◆ **Prompt**
Pictures in the data below are not part of the copy; transcribe everything else exactly.

◆ **Dataset extract**
--- BEGIN ---
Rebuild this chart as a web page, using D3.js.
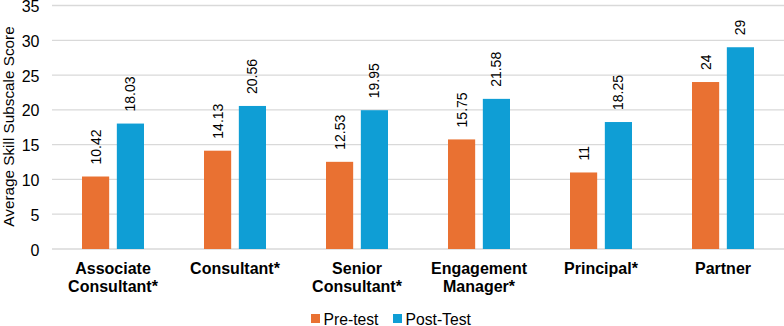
<!DOCTYPE html>
<html><head><meta charset="utf-8">
<script src="https://cdn.jsdelivr.net/npm/d3@7"></script>
<style>body{margin:0;background:#fff}svg{display:block;font-family:"Liberation Sans",Arial,sans-serif}</style>
</head><body><svg id="c" width="784" height="326"></svg>
<script>
const categories = [["Associate","Consultant*"],["Consultant*"],["Senior","Consultant*"],["Engagement","Manager*"],["Principal*"],["Partner"]];
const preTest = [10.42, 14.13, 12.53, 15.75, 11, 24];
const postTest = [18.03, 20.56, 19.95, 21.58, 18.25, 29];
const seriesNames = ["Pre-test", "Post-Test"];
const colors = ["#E97132", "#0F9ED5"];
const yTicks = [0,5,10,15,20,25,30,35];

const svg = d3.select("#c");
const pLeft = 52, pRight = 784, pTop = 5.5, pBottom = 249;
const x = d3.scaleBand().domain(categories.map((d,i)=>i)).range([pLeft,pRight]);
const x1 = d3.scaleBand().domain([0,1]).range([x.bandwidth()/2-31, x.bandwidth()/2+31]).paddingInner(0.22);
const y = d3.scaleLinear().domain([0,35]).range([pBottom, pTop]);

// gridlines
svg.append("g").selectAll("line").data(yTicks).join("line")
  .attr("x1", pLeft).attr("x2", pRight)
  .attr("y1", d=>y(d)).attr("y2", d=>y(d))
  .attr("stroke", "#d9d9d9").attr("stroke-width", 1.3);

// y axis labels
const yAxis = d3.axisLeft(y).tickValues(yTicks).tickSize(0).tickPadding(12.5);
const ga = svg.append("g").attr("transform", `translate(${pLeft},0)`).call(yAxis);
ga.select(".domain").remove();
ga.selectAll("text").attr("font-size", 16).attr("dy", "0.38em").attr("fill", "#000").attr("font-family", "Liberation Sans, Arial, sans-serif");

// y title
svg.append("text").attr("transform", `translate(14,126.5) rotate(-90)`)
  .attr("text-anchor","middle").attr("font-size",15.3).text("Average Skill Subscale Score");

const data = categories.map((c,i)=>({i, vals:[preTest[i], postTest[i]]}));
const groups = svg.append("g").selectAll("g").data(data).join("g")
  .attr("transform", d=>`translate(${x(d.i)},0)`);
groups.selectAll("rect").data(d=>d.vals.map((v,k)=>({v,k}))).join("rect")
  .attr("x", d=>x1(d.k)).attr("width", x1.bandwidth())
  .attr("y", d=>y(d.v)).attr("height", d=>y(0)-y(d.v))
  .attr("fill", d=>colors[d.k]);
groups.selectAll("text.val").data(d=>d.vals.map((v,k)=>({v,k}))).join("text")
  .attr("class","val")
  .attr("transform", d=>`translate(${x1(d.k)+x1.bandwidth()/2+5},${y(d.v)-12}) rotate(-90)`)
  .attr("font-size", 14).attr("text-anchor","start")
  .text(d=>String(d.v));

// category labels
const cl = svg.append("g").selectAll("text").data(categories).join("text")
  .attr("x", (d,i)=>x(i)+x.bandwidth()/2).attr("y", 273.5)
  .attr("text-anchor","middle").attr("font-size",16).attr("font-weight","bold");
cl.selectAll("tspan").data(d=>d).join("tspan")
  .attr("x", function(){return this.parentNode.getAttribute("x");})
  .attr("dy", (d,j)=>j===0?0:18).text(d=>d);

// legend
const lg = svg.append("g");
const lx = [311, 393];
seriesNames.forEach((s,k)=>{
  lg.append("rect").attr("x", lx[k]).attr("y", 314).attr("width", 9).attr("height", 9).attr("fill", colors[k]);
  lg.append("text").attr("x", lx[k]+12.5).attr("y", 324.5).attr("font-size", 15.7).text(s);
});
</script></body></html>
--- END ---
◆ **Reply to the exercise**
Rebuild this chart as a web page, using D3.js.
<!DOCTYPE html>
<html><head><meta charset="utf-8">
<script src="https://cdn.jsdelivr.net/npm/d3@7"></script>
<style>body{margin:0;background:#fff}svg{display:block;font-family:"Liberation Sans",Arial,sans-serif}</style>
</head><body><svg id="c" width="784" height="326"></svg>
<script>
const categories = [["Associate","Consultant*"],["Consultant*"],["Senior","Consultant*"],["Engagement","Manager*"],["Principal*"],["Partner"]];
const preTest = [10.42, 14.13, 12.53, 15.75, 11, 24];
const postTest = [18.03, 20.56, 19.95, 21.58, 18.25, 29];
const seriesNames = ["Pre-test", "Post-Test"];
const colors = ["#E97132", "#0F9ED5"];
const yTicks = [0,5,10,15,20,25,30,35];

const svg = d3.select("#c");
const pLeft = 52, pRight = 784, pTop = 5.5, pBottom = 249;
const x = d3.scaleBand().domain(categories.map((d,i)=>i)).range([pLeft,pRight]);
const x1 = d3.scaleBand().domain([0,1]).range([x.bandwidth()/2-31, x.bandwidth()/2+31]).paddingInner(0.22);
const y = d3.scaleLinear().domain([0,35]).range([pBottom, pTop]);

// gridlines
svg.append("g").selectAll("line").data(yTicks).join("line")
  .attr("x1", pLeft).attr("x2", pRight)
  .attr("y1", d=>y(d)).attr("y2", d=>y(d))
  .attr("stroke", "#d9d9d9").attr("stroke-width", 1.3);

// y axis labels
const yAxis = d3.axisLeft(y).tickValues(yTicks).tickSize(0).tickPadding(12.5);
const ga = svg.append("g").attr("transform", `translate(${pLeft},0)`).call(yAxis);
ga.select(".domain").remove();
ga.selectAll("text").attr("font-size", 16).attr("dy", "0.38em").attr("fill", "#000").attr("font-family", "Liberation Sans, Arial, sans-serif");

// y title
svg.append("text").attr("transform", `translate(14,126.5) rotate(-90)`)
  .attr("text-anchor","middle").attr("font-size",15.3).text("Average Skill Subscale Score");

const data = categories.map((c,i)=>({i, vals:[preTest[i], postTest[i]]}));
const groups = svg.append("g").selectAll("g").data(data).join("g")
  .attr("transform", d=>`translate(${x(d.i)},0)`);
groups.selectAll("rect").data(d=>d.vals.map((v,k)=>({v,k}))).join("rect")
  .attr("x", d=>x1(d.k)).attr("width", x1.bandwidth())
  .attr("y", d=>y(d.v)).attr("height", d=>y(0)-y(d.v))
  .attr("fill", d=>colors[d.k]);
groups.selectAll("text.val").data(d=>d.vals.map((v,k)=>({v,k}))).join("text")
  .attr("class","val")
  .attr("transform", d=>`translate(${x1(d.k)+x1.bandwidth()/2+5},${y(d.v)-12}) rotate(-90)`)
  .attr("font-size", 14).attr("text-anchor","start")
  .text(d=>String(d.v));

// category labels
const cl = svg.append("g").selectAll("text").data(categories).join("text")
  .attr("x", (d,i)=>x(i)+x.bandwidth()/2).attr("y", 273.5)
  .attr("text-anchor","middle").attr("font-size",16).attr("font-weight","bold");
cl.selectAll("tspan").data(d=>d).join("tspan")
  .attr("x", function(){return this.parentNode.getAttribute("x");})
  .attr("dy", (d,j)=>j===0?0:18).text(d=>d);

// legend
const lg = svg.append("g");
const lx = [311, 393];
seriesNames.forEach((s,k)=>{
  lg.append("rect").attr("x", lx[k]).attr("y", 314).attr("width", 9).attr("height", 9).attr("fill", colors[k]);
  lg.append("text").attr("x", lx[k]+12.5).attr("y", 324.5).attr("font-size", 15.7).text(s);
});
</script></body></html>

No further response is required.